STATED GOAL
Extract each line of the data below exactly as written.

DATASET SECTION
*****

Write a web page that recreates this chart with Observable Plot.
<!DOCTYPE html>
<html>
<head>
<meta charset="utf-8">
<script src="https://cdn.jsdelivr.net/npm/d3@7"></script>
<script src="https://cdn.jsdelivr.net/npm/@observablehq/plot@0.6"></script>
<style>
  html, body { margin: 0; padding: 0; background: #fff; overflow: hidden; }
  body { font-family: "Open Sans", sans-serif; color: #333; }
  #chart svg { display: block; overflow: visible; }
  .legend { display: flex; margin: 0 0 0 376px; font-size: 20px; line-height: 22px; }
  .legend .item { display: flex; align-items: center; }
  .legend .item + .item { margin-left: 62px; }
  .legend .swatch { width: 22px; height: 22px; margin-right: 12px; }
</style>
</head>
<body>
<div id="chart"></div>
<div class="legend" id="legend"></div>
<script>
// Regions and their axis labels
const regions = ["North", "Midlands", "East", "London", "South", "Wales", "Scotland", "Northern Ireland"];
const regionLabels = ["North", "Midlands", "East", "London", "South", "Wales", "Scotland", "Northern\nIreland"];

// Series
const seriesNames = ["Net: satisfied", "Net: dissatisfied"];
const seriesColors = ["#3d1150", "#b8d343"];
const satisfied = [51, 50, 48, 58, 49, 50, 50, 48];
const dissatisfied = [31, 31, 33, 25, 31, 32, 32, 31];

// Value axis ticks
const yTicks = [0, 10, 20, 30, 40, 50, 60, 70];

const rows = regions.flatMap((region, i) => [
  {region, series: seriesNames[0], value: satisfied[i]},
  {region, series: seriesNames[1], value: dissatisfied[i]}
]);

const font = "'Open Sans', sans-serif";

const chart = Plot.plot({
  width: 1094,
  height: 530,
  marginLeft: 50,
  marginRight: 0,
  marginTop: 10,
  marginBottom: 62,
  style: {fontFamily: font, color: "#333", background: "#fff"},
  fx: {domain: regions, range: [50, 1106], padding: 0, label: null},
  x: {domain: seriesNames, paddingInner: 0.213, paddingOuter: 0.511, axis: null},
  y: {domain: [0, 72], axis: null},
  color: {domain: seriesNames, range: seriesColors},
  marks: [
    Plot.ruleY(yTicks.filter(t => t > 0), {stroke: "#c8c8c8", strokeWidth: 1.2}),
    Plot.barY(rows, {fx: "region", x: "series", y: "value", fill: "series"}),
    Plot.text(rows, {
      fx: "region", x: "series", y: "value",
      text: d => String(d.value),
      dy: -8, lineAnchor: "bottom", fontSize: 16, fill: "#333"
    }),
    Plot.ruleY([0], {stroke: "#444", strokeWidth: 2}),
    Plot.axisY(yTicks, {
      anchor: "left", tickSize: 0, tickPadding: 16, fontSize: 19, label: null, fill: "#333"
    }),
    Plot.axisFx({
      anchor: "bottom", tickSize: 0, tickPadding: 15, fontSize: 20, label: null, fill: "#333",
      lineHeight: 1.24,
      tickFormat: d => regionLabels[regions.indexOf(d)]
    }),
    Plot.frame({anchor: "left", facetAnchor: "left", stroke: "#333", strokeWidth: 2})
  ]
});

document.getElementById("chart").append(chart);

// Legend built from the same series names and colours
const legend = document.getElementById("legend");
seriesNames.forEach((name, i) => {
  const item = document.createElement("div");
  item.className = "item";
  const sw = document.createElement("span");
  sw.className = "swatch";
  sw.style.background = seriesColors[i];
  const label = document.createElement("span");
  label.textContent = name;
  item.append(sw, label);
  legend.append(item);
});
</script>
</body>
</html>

*****

COMPLETED TASK
Write a web page that recreates this chart with Observable Plot.
<!DOCTYPE html>
<html>
<head>
<meta charset="utf-8">
<script src="https://cdn.jsdelivr.net/npm/d3@7"></script>
<script src="https://cdn.jsdelivr.net/npm/@observablehq/plot@0.6"></script>
<style>
  html, body { margin: 0; padding: 0; background: #fff; overflow: hidden; }
  body { font-family: "Open Sans", sans-serif; color: #333; }
  #chart svg { display: block; overflow: visible; }
  .legend { display: flex; margin: 0 0 0 376px; font-size: 20px; line-height: 22px; }
  .legend .item { display: flex; align-items: center; }
  .legend .item + .item { margin-left: 62px; }
  .legend .swatch { width: 22px; height: 22px; margin-right: 12px; }
</style>
</head>
<body>
<div id="chart"></div>
<div class="legend" id="legend"></div>
<script>
// Regions and their axis labels
const regions = ["North", "Midlands", "East", "London", "South", "Wales", "Scotland", "Northern Ireland"];
const regionLabels = ["North", "Midlands", "East", "London", "South", "Wales", "Scotland", "Northern\nIreland"];

// Series
const seriesNames = ["Net: satisfied", "Net: dissatisfied"];
const seriesColors = ["#3d1150", "#b8d343"];
const satisfied = [51, 50, 48, 58, 49, 50, 50, 48];
const dissatisfied = [31, 31, 33, 25, 31, 32, 32, 31];

// Value axis ticks
const yTicks = [0, 10, 20, 30, 40, 50, 60, 70];

const rows = regions.flatMap((region, i) => [
  {region, series: seriesNames[0], value: satisfied[i]},
  {region, series: seriesNames[1], value: dissatisfied[i]}
]);

const font = "'Open Sans', sans-serif";

const chart = Plot.plot({
  width: 1094,
  height: 530,
  marginLeft: 50,
  marginRight: 0,
  marginTop: 10,
  marginBottom: 62,
  style: {fontFamily: font, color: "#333", background: "#fff"},
  fx: {domain: regions, range: [50, 1106], padding: 0, label: null},
  x: {domain: seriesNames, paddingInner: 0.213, paddingOuter: 0.511, axis: null},
  y: {domain: [0, 72], axis: null},
  color: {domain: seriesNames, range: seriesColors},
  marks: [
    Plot.ruleY(yTicks.filter(t => t > 0), {stroke: "#c8c8c8", strokeWidth: 1.2}),
    Plot.barY(rows, {fx: "region", x: "series", y: "value", fill: "series"}),
    Plot.text(rows, {
      fx: "region", x: "series", y: "value",
      text: d => String(d.value),
      dy: -8, lineAnchor: "bottom", fontSize: 16, fill: "#333"
    }),
    Plot.ruleY([0], {stroke: "#444", strokeWidth: 2}),
    Plot.axisY(yTicks, {
      anchor: "left", tickSize: 0, tickPadding: 16, fontSize: 19, label: null, fill: "#333"
    }),
    Plot.axisFx({
      anchor: "bottom", tickSize: 0, tickPadding: 15, fontSize: 20, label: null, fill: "#333",
      lineHeight: 1.24,
      tickFormat: d => regionLabels[regions.indexOf(d)]
    }),
    Plot.frame({anchor: "left", facetAnchor: "left", stroke: "#333", strokeWidth: 2})
  ]
});

document.getElementById("chart").append(chart);

// Legend built from the same series names and colours
const legend = document.getElementById("legend");
seriesNames.forEach((name, i) => {
  const item = document.createElement("div");
  item.className = "item";
  const sw = document.createElement("span");
  sw.className = "swatch";
  sw.style.background = seriesColors[i];
  const label = document.createElement("span");
  label.textContent = name;
  item.append(sw, label);
  legend.append(item);
});
</script>
</body>
</html>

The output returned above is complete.